Sometimes it may be nothing more than personal preference but what does the dedicated beer nerd do when you don't like a classic?
I bring the glass to my nose and slowly inhale, breathing her in. The first thing I think is, “This beer smells like balsamic vinegar.” Uh oh. I can also detect notes of tart fruit, like raspberry, but because balsamic won the race to my brain, this simply makes me think of raspberry vinaigrette. Not a good omen. Taking the first sip, the salad dressing theme continues, and I shudder a bit as the beer passes my tonsils, remembering when my mother told me never to drink salad dressing - its not good for the constitution. I half expect my stomach to seize up when the balsamic brew hits, but thankfully it doesn’t. Instead, the Kraft-crafted flavor fades, giving way to an unpleasant sourness, reminiscent of the smell of old beer bottles sealed in a plastic bag and left out in the sun. This is a disaster.
That is one of my favorite beers being described. Duchesse de Bourgogne. I get a giggle whenever I see it - picked up a few in Quebec this week. Don't think I have ever mentioned Polish cherry wine when reviewing any other beer. But that is me. I am sure it is fine that others have adverse reactions to any particular thing. After all, people have a right to their own beer. Presumably that also means they have the freedom from beer they don't care for.
But are some tastes so classic that they have to be acknowledged and praised, the lack of interest in them being considered a personal quirk if not failing?

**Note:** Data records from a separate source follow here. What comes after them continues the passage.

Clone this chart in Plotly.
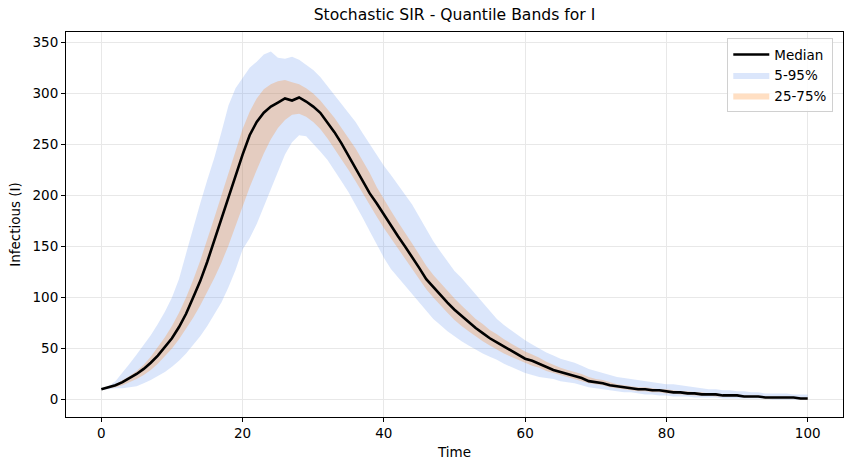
import plotly.graph_objects as go

time = list(range(0, 101))
median = [10, 12, 14, 17, 21, 25, 30, 36, 43, 51, 60, 71, 84, 100, 116, 135, 156, 178, 200, 220,
          240, 259, 272, 281, 287, 291, 295, 293, 296, 292, 287, 281, 272, 262, 251, 239, 227, 214, 202, 192,
          181, 171, 160, 150, 140, 129, 118, 110, 102, 95, 88, 82, 76, 70, 65, 60, 56, 52, 48, 44,
          40, 38, 35, 32, 29, 27, 25, 23, 21, 18, 17, 16, 14, 13, 12, 11, 10, 10, 9, 9,
          8, 7, 7, 6, 6, 5, 5, 5, 4, 4, 4, 3, 3, 3, 2, 2, 2, 2, 2, 1, 1]
q05 = [10, 10, 11, 11, 12, 13, 16, 19, 23, 27, 32, 38, 45, 53, 62, 72, 83, 95, 110, 127,
       147, 158, 172, 189, 207, 224, 240, 252, 259, 258, 251, 243, 235, 225, 214, 203, 191, 178, 165, 152,
       139, 128, 120, 112, 103, 95, 87, 79, 73, 67, 62, 57, 53, 49, 45, 42, 39, 35, 32, 29,
       26, 24, 22, 21, 20, 18, 17, 16, 14, 12, 11, 10, 9, 8, 7, 7, 6, 5, 5, 4,
       4, 3, 3, 3, 2, 2, 2, 2, 1, 1, 1, 1, 1, 1, 1, 0, 0, 0, 0, 0, 0]
q95 = [10, 13, 18, 26, 35, 44, 53, 63, 74, 86, 100, 118, 143, 168, 192, 215, 237, 262, 288, 305,
       315, 325, 331, 338, 341, 335, 334, 336, 333, 328, 323, 316, 307, 299, 290, 281, 272, 261, 250, 240,
       229, 220, 210, 200, 191, 179, 167, 155, 145, 135, 126, 119, 111, 102, 94, 86, 79, 73, 68, 63,
       58, 54, 50, 46, 43, 40, 38, 36, 33, 30, 28, 26, 24, 22, 21, 20, 19, 18, 17, 16,
       15, 15, 14, 13, 12, 11, 10, 10, 9, 9, 8, 8, 7, 7, 6, 6, 6, 6, 5, 5, 5]
q25 = [10, 11, 12, 14, 17, 20, 24, 29, 35, 42, 50, 59, 69, 80, 92, 105, 119, 134, 151, 170,
       190, 208, 225, 241, 255, 266, 274, 279, 280, 277, 272, 265, 256, 246, 236, 225, 214, 202, 190, 179,
       168, 158, 148, 138, 128, 118, 108, 100, 92, 85, 78, 72, 67, 62, 57, 53, 49, 45, 42, 39,
       36, 33, 31, 28, 26, 24, 22, 20, 18, 16, 15, 14, 12, 11, 10, 9, 8, 8, 7, 7,
       6, 6, 5, 5, 4, 4, 4, 3, 3, 3, 3, 2, 2, 2, 1, 1, 1, 1, 1, 0, 0]
q75 = [10, 12, 15, 19, 23, 28, 34, 42, 51, 61, 72, 85, 100, 117, 136, 156, 178, 200, 222, 245,
       265, 282, 295, 304, 309, 312, 313, 311, 309, 305, 300, 293, 285, 276, 266, 256, 246, 234, 222, 208,
       196, 185, 174, 164, 153, 142, 131, 122, 114, 106, 99, 92, 85, 79, 74, 68, 64, 59, 55, 51,
       47, 44, 41, 37, 34, 31, 29, 27, 25, 22, 20, 19, 17, 15, 14, 13, 12, 12, 11, 10,
       10, 9, 8, 8, 7, 7, 6, 6, 5, 5, 5, 4, 4, 4, 3, 3, 3, 3, 2, 2, 2]

x_ticks = [0, 20, 40, 60, 80, 100]
y_ticks = [0, 50, 100, 150, 200, 250, 300, 350]

BLUE = "rgba(100,149,237,0.23)"
ORANGE = "rgba(255,127,14,0.25)"
FONT = "DejaVu Sans"

fig = go.Figure()
fig.add_trace(go.Scatter(x=time, y=q05, mode="lines", line=dict(width=0),
                         showlegend=False, hoverinfo="skip"))
fig.add_trace(go.Scatter(x=time, y=q95, mode="lines", line=dict(width=0),
                         fill="tonexty", fillcolor=BLUE, name="5-95%", legendrank=2))
fig.add_trace(go.Scatter(x=time, y=q25, mode="lines", line=dict(width=0),
                         showlegend=False, hoverinfo="skip"))
fig.add_trace(go.Scatter(x=time, y=q75, mode="lines", line=dict(width=0),
                         fill="tonexty", fillcolor=ORANGE, name="25-75%", legendrank=3))
fig.add_trace(go.Scatter(x=time, y=median, mode="lines", line=dict(color="black", width=2.6),
                         name="Median", legendrank=1))

axis_common = dict(
    showline=True, linecolor="black", linewidth=1, mirror=True,
    ticks="outside", ticklen=4, tickcolor="black", tickwidth=1,
    showgrid=True, gridcolor="#e8e8e8", gridwidth=1, zeroline=False,
    tickfont=dict(family=FONT, size=13.5, color="black"),
)

fig.update_layout(
    width=850, height=470,
    margin=dict(l=66, r=7, t=32, b=53),
    plot_bgcolor="white", paper_bgcolor="white",
    font=dict(family=FONT, size=13.5, color="black"),
    title=dict(text="Stochastic SIR - Quantile Bands for I", x=(66 + 843) / 2 / 850, xanchor="center",
               y=1 - 15 / 470, yanchor="middle", yref="container",
               font=dict(family=FONT, size=15.6, color="black")),
    xaxis=dict(range=[-5, 105], tickvals=x_ticks,
               title=dict(text="Time", standoff=7, font=dict(family=FONT, size=13.5)), **axis_common),
    yaxis=dict(range=[-17.15, 360.15], tickvals=y_ticks,
               title=dict(text="Infectious (I)", standoff=8, font=dict(family=FONT, size=13.5)), **axis_common),
    legend=dict(x=0.9875, xanchor="right", y=0.984, yanchor="top", traceorder="normal",
                bgcolor="rgba(255,255,255,0.85)", bordercolor="#d0d0d0", borderwidth=1,
                font=dict(family=FONT, size=13.5), tracegroupgap=0, itemwidth=36),
)

fig.write_html("out.html")
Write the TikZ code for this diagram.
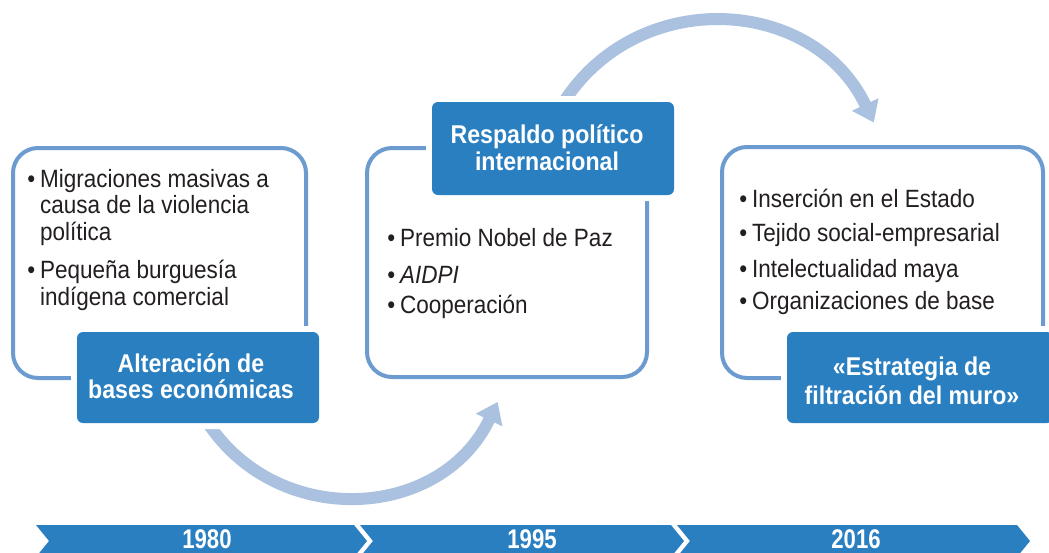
\documentclass[tikz,border=0pt]{standalone}
\usepackage{fontspec}
\setmainfont{Liberation Sans}[FakeStretch=0.9]
\newfontfamily\yearfont{Liberation Sans}[FakeStretch=0.82]
\usetikzlibrary{arrows.meta}
\definecolor{darkblue}{HTML}{2A7FC1}
\definecolor{lineblue}{HTML}{6C9BD0}
\definecolor{arrowblue}{HTML}{AAC2DF}
\definecolor{txt}{HTML}{231F20}
\pgfdeclarelayer{bg}
\pgfsetlayers{bg,main}
\newcommand\bul{\llap{\textbullet\hspace{5pt}}}
\begin{document}
\begin{tikzpicture}[x=1pt,y=-1pt,
  outerbox/.style={draw=lineblue, line width=4pt, rounded corners=25pt, fill=white, inner sep=0pt},
  darkbox/.style={fill=darkblue, rounded corners=6pt, preaction={draw=white, line width=12pt}, inner sep=0pt},
  title/.style={text=white, font=\bfseries\fontsize{25.7}{#1}\selectfont, align=center, anchor=base, inner sep=0pt},
  item/.style={text=txt, font=\fontsize{25}{26.5}\selectfont, align=left, anchor=base west, inner sep=0pt},
  flow/.style={draw=arrowblue, line width=12pt, -{Triangle[width=28pt,length=20pt]}},
  chevron/.style={fill=darkblue},
  year/.style={text=white, font=\yearfont\bfseries\fontsize{27}{27}\selectfont, anchor=base, inner sep=0pt}
]
\useasboundingbox (0,0) rectangle (1049,552);

% outer boxes
\node[outerbox, minimum width=293pt, minimum height=230pt] (b1) at (159.5,263) {};
\node[outerbox, minimum width=280pt, minimum height=229pt] (b2) at (507,262.5) {};
\node[outerbox, minimum width=321pt, minimum height=231pt] (b3) at (882.5,262.5) {};

% dark title boxes
\node[darkbox, minimum width=242pt, minimum height=91pt] (d1) at (198,377.5) {};
\node[darkbox, minimum width=242pt, minimum height=93pt] (d2) at (553,148.5) {};
\node[darkbox, minimum width=266pt, minimum height=91pt] (d3) at (920,377.5) {};

% titles (base anchor = last line)
\node[title=26pt] (t1) at (191,398) {Alteración de\\bases económicas};
\node[title=27pt] (t2) at (547,170) {Respaldo político\\internacional};
\node[title=28.5pt] (t3) at (912,404) {«Estrategia de\\filtración del muro»};

% bullet items (base anchor = last line)
\node[item] (i11) at (40,240) {\bul Migraciones masivas a\\causa de la violencia\\política};
\node[item] (i12) at (40,305) {\bul Pequeña burguesía\\indígena comercial};

\node[item] (i21) at (400,246) {\bul Premio Nobel de Paz};
\node[item] (i22) at (400,283) {\bul \textit{AIDPI}};
\node[item] (i23) at (400,313) {\bul Cooperación};

\node[item] (i31) at (752,207) {\bul Inserción en el Estado};
\node[item] (i32) at (752,241) {\bul Tejido social-empresarial};
\node[item] (i33) at (752,277) {\bul Intelectualidad maya};
\node[item] (i34) at (752,309) {\bul Organizaciones de base};

% flow arrows (behind the boxes)
\coordinate (a1s) at ([shift={(5,-8)}]d1.south);
\coordinate (a1e) at (497.7,401.9);
\coordinate (a2s) at ([shift={(9,3)}]d2.north);
\coordinate (a2e) at (873.8,122.6);
\begin{pgfonlayer}{bg}
\draw[flow] (a1s) .. controls (271.1,530.2) and (440,522.7) .. (a1e);
\draw[flow] (a2s) .. controls (636.3,-14.7) and (813.4,-4.6) .. (a2e);
\end{pgfonlayer}

% timeline
\fill[chevron] (36,525) -- (354,525) -- (367,541) -- (354,557) -- (36,557) -- (49,541) -- cycle;
\fill[chevron] (360,525) -- (671,525) -- (684,541) -- (671,557) -- (360,557) -- (373,541) -- cycle;
\fill[chevron] (677,525) -- (1017,525) -- (1030,541) -- (1017,557) -- (677,557) -- (690,541) -- cycle;
\node[year] (y1) at (207,548.5) {1980};
\node[year] (y2) at (532,548.5) {1995};
\node[year] (y3) at (856,548.5) {2016};
\end{tikzpicture}
\end{document}
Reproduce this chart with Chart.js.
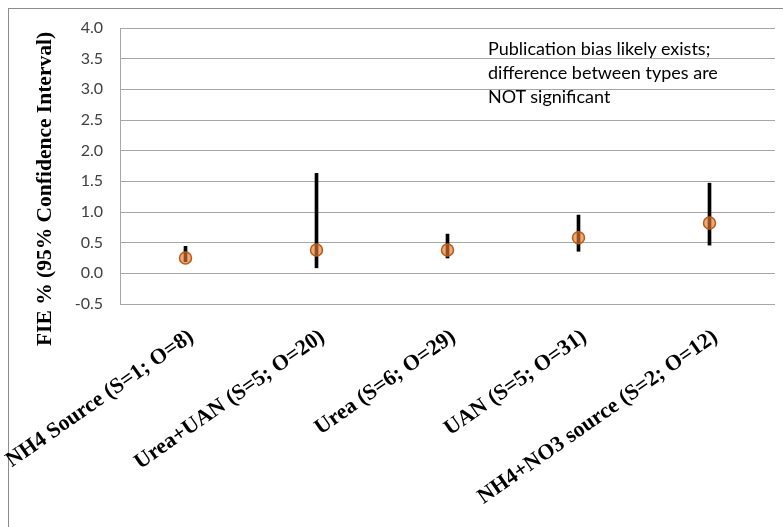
<!DOCTYPE html>
<html>
<head>
    <title>FIE by N source</title>
    <script src="https://cdn.jsdelivr.net/npm/chart.js"></script>
    <style>
        body { margin: 0; background: #fff; overflow: hidden; }
        .wrap { position: relative; width: 783px; height: 527px; }
        .frame { position: absolute; left: 8px; top: 8px; width: 820px; height: 600px; border: 1px solid #8c8c8c; }
        .note { position: absolute; left: 488px; top: 36px; font-family: Lato, sans-serif; font-size: 18px; line-height: 24px; color: #000; }
        canvas { position: absolute; left: 0; top: 0; }
    </style>
</head>
<body>
    <div class="wrap">
        <div class="frame"></div>
        <canvas id="fieChart" width="783" height="527"></canvas>
        <div class="note">Publication bias likely exists;<br>difference between types are<br>NOT significant</div>
    </div>

    <script>
        // Fertilizer types (x labels) and FIE % with 95% CI
        const categories = ['NH4 Source (S=1; O=8)', 'Urea+UAN (S=5; O=20)', 'Urea (S=6; O=29)', 'UAN (S=5; O=31)', 'NH4+NO3 source (S=2; O=12)'];
        const fieMean = [0.25, 0.38, 0.38, 0.58, 0.82];
        const ciLow = [0.19, 0.09, 0.25, 0.36, 0.46];
        const ciHigh = [0.44, 1.63, 0.64, 0.95, 1.47];
        const yTitle = 'FIE % (95% Confidence Interval)';

        // y title drawn a bit below the axis centre, like the original
        const yTitlePlugin = {
            id: 'yTitle',
            afterDraw(chart) {
                const c = chart.ctx;
                const area = chart.chartArea;
                c.save();
                c.translate(chart.scales.y.left + 16, (area.top + area.bottom) / 2 + 23);
                c.rotate(-Math.PI / 2);
                c.font = 'bold 21.5px "Liberation Serif"';
                c.fillStyle = '#000';
                c.textAlign = 'center';
                c.textBaseline = 'middle';
                c.fillText(yTitle, 0, 0);
                c.restore();
            }
        };

        const ctx = document.getElementById('fieChart').getContext('2d');
        const chart = new Chart(ctx, {
            type: 'bar',
            data: {
                labels: categories,
                datasets: [
                    {
                        label: '95% CI',
                        data: categories.map((c, i) => [ciLow[i], ciHigh[i]]),
                        backgroundColor: '#000',
                        barThickness: 3,
                        order: 2
                    },
                    {
                        type: 'line',
                        label: 'FIE %',
                        data: fieMean,
                        showLine: false,
                        pointRadius: 6,
                        pointBorderWidth: 1.5,
                        pointBackgroundColor: 'rgba(226, 122, 48, 0.65)',
                        pointBorderColor: '#b95a17',
                        order: 1
                    }
                ]
            },
            options: {
                responsive: false,
                animation: false,
                layout: { padding: { left: 29, top: 28, right: 8, bottom: 0 } },
                plugins: { legend: { display: false }, tooltip: { enabled: false } },
                scales: {
                    x: {
                        grid: { display: false, drawTicks: false },
                        border: { display: false },
                        afterFit: axis => {
                            axis.height = 223;
                            axis.paddingLeft = 0;
                            axis.paddingRight = 0;
                        },
                        ticks: {
                            autoSkip: false,
                            minRotation: 35,
                            maxRotation: 35,
                            padding: 20,
                            labelOffset: 6,
                            color: '#000',
                            font: { family: '"Liberation Serif"', size: 22, weight: 'bold' }
                        }
                    },
                    y: {
                        min: -0.5,
                        max: 4.0,
                        grid: { color: '#a6a6a6', drawTicks: false },
                        border: { display: true, color: '#a6a6a6' },
                        afterFit: axis => { axis.width = 91; },
                        ticks: {
                            stepSize: 0.5,
                            padding: 17,
                            color: '#404040',
                            font: { family: 'Lato', size: 16 },
                            callback: v => v.toFixed(1)
                        }
                    }
                }
            },
            plugins: [yTitlePlugin]
        });
    </script>
</body>
</html>
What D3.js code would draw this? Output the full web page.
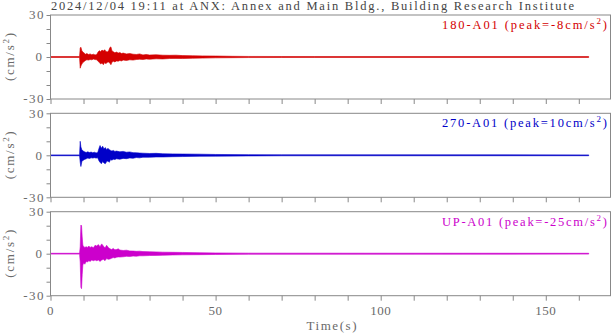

I mean "classic" in its early Jacksonian sense of an archetype, the beer around which a style can be generated through veneration and duplication. Stan described the list of all time classic classics back in 2009. Duchesse is not on it. But, oddly, Marston’s Pedigree is. I think I have the right to not like Marston’s Pedigree. Certainly enough of a right to make it not a classic in my eyes - but perhaps that is only in its current incarnation. Is the Duchesse denier any different that me?